▼▼▼

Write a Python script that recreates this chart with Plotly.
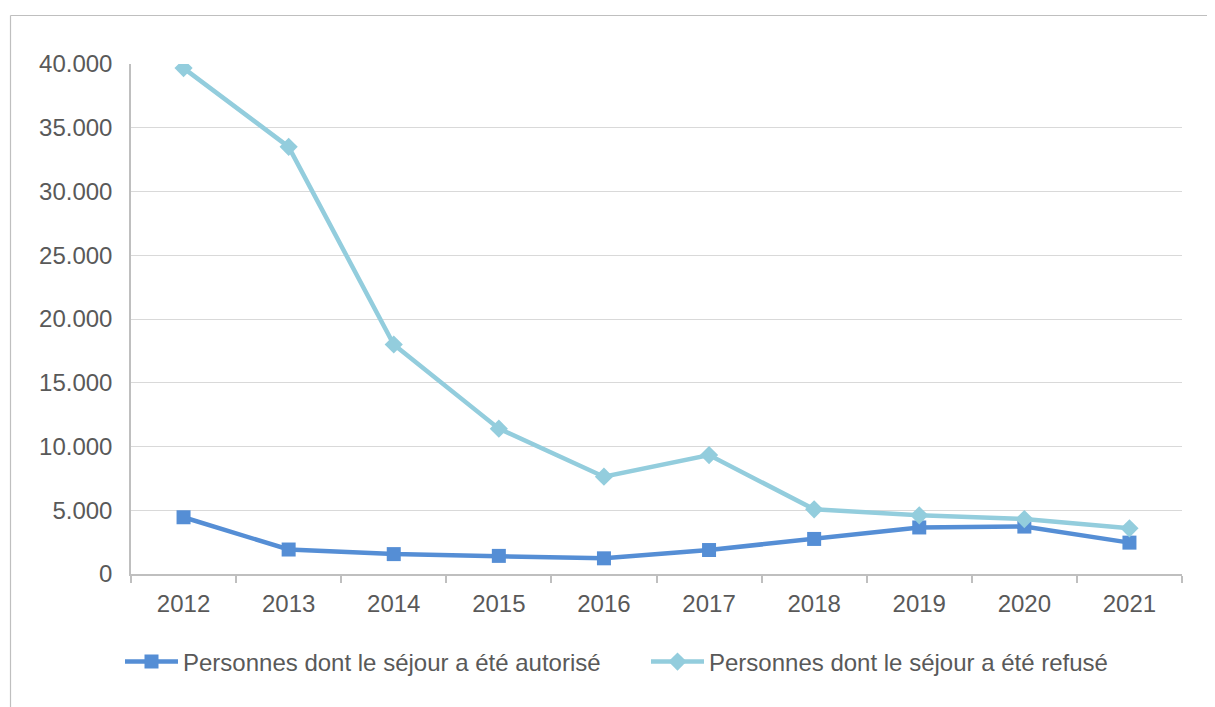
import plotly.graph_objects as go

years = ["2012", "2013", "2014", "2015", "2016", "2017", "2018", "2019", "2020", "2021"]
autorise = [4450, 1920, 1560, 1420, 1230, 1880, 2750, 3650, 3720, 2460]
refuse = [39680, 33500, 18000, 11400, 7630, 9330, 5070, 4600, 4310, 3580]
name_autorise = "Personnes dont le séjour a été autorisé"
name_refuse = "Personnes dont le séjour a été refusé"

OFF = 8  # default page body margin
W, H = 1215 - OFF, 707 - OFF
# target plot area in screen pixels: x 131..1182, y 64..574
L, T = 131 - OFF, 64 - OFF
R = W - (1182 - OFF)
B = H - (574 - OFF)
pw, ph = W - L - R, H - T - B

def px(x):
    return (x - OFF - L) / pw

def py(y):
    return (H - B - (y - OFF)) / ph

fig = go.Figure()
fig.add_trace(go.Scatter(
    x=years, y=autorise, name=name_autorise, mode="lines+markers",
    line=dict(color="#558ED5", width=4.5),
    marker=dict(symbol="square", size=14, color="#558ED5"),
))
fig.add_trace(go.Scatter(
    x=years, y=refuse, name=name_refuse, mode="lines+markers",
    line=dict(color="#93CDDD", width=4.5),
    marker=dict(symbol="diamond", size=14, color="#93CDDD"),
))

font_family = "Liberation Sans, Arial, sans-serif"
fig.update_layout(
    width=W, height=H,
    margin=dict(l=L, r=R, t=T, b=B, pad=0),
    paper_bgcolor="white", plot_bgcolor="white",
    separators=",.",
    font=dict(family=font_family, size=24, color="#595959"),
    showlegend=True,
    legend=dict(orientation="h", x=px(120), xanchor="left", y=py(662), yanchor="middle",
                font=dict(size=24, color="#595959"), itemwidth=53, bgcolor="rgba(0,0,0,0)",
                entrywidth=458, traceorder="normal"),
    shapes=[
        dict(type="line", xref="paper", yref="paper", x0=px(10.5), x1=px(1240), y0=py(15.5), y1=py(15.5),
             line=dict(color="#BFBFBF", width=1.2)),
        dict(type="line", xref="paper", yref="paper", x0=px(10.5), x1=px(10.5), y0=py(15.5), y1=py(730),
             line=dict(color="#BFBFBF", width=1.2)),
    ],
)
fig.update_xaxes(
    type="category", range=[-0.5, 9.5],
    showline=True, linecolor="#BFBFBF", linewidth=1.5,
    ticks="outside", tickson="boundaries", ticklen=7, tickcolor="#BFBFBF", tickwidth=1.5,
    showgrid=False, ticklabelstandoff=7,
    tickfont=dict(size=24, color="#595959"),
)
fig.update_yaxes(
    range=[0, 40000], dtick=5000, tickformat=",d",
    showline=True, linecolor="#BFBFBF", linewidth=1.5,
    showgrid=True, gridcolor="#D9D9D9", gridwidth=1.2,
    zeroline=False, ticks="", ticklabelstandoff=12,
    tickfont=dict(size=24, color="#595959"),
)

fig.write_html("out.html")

▲▲▲

[Instructions to follow]
Return only the lines running from the top of the data to the line that holds "import plotly.graph_objects as go". Include both of those lines, but skip the pictures.

[Completed task]
Write a Python script that recreates this chart with Plotly.
import plotly.graph_objects as go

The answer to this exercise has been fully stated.